今回の臨時的な医師派遣システムについて、厚労省職業安定局の雇用保険課長は次のように説明した。
 「医師が勤務先の病院を退職した上で医師が不足している地域の病院に勤務することは可能であるため、労働者派遣の形態が必須ではない。しかし、現在の病院との雇用関係を継続したまま不足地域の病院に勤務するニーズも一定程度あることから、労働者派遣のシステムを使って緊急医師派遣のシステムを構築するという趣旨だ」

 質疑で、労働者代表の徳茂万知子委員(全日本自治団体労働組合副執行委員長)は「派遣元が病院でさえあれば良いとすると、一般の派遣事業者のように登録医師を多く抱えて、(病院が)大々的に業として行うことも可能か」と質問。厚労省職業安定局の需給調整事業課長は「派遣法に基づく許可を受ければ病院が派遣事業を行うことは可能なので、現在もできるし今後もできる」と回答した。

 地域医療対策協議会のメンバーについて、徳茂委員は「医療の世界に詳しい方が揃っているが、労働関係の法令について専門的な知見を持った方ばかりではない」と指摘。「医師と病院との間を調整する役割を担う地域医療対策協議会には労働関連法規を熟知した運用が確保されなければならない。そこをどのように担保するのか」として、医政局と職安局が共同で監督・指導する仕組みや、同協議会に労使代表がメンバーに入ることなどを提案した。
 これに対して、厚労省医政局総務課の企画官は「医療法と施行規則に定められているのは必要的なメンバーであるので、その他のメンバーを加えることについては都道府県に裁量がある」と答えた。

 このほか、徳茂委員は派遣元の医療提供体制に支障が生じることを懸念し、「日赤さん、済生会さんにしても、派遣元になる病院は潤沢に医師が余っている状況ではないと思う。派遣を要請された場合、医師を送り出すかどうかの判断について派遣元の病院に裁量権が確保されているのか。派遣元の医療体制を崩してまで医師を出さなければならないことは起きないのか」とただした。

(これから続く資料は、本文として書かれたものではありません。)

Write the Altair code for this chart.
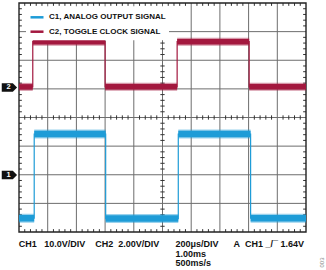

 企画官は「確かに医師に余裕のある病院はないと思う。この制度は、より深刻な状況にある病院を助けるために協力を願うものなので、協力が義務化されるとか、自分の病院を犠牲にしてまで協力するということは難しいと考えている。『苦しいながらも協力する』と言っていただける場合に、医療対策協議会での調整がなされる」と回答。
 大橋分科会長も「基本的には“応援体制”を派遣法の枠組みでやるという構想で、医師の地域偏在の解消などに対処するため、いろいろ考えてこうなった。これが有効に機能すれば大変喜ばしいので、とりあえずこれでスタートすることをお認めいただきたいと思う」と述べ、理解を求めた。

■ 労働者代表の委員から不満噴出
 
徳茂委員は「緊急避難的な対策が必要である事情は分かる」として、医師派遣システムに一定の理解を示した上で次のように述べた。
 「医師の派遣に慎重だったこれまでの土台が崩れる結果につながってほしくない。病院の職場というのは医療についてこだわりを持つ反面、労働基準法違反に近い実態が指摘されている業界でもある。このような業界に派遣の仕組みが拡大することは、より良い職場環境をつくるという趣旨に反しないよう、医政局と職安局が共同で通知文を出すなど、厳密な対応をお願いしたい」

 また、長谷川裕子委員(日本労働組合総連合会総合労働局長)は「私は部会でも医師派遣には慎重な対応をしてきた。問題は、医師が“○○病院に行ってくれ”と言われることが、どのような法的性格を持つのか。派遣元になる病院と医師との関係、派遣先と医師との関係などを医政局はきちんと病院に知らせてほしい」と求めた。
 その上で、長谷川委員は「この制度で医師不足を解決できるとは思わない。どうしたら日本の医師不足を解決できるか、どのような制度が良いかなどについて、医政局は派遣法を安直に使うのではなく、もっと別のスキームを引き続き検討してほしい」と訴えた。

 しばらく沈黙が続いた後、大橋分科会長がまとめに入った。「今後いろいろ出てくるとは思うが、他に意見がないようならば、当分科会としては厚生労働省案を妥当と認め、その旨を私から労働政策審議会長に報告するが、よろしいだろうか」と各委員に尋ねると、「異議なし」という声が響いた。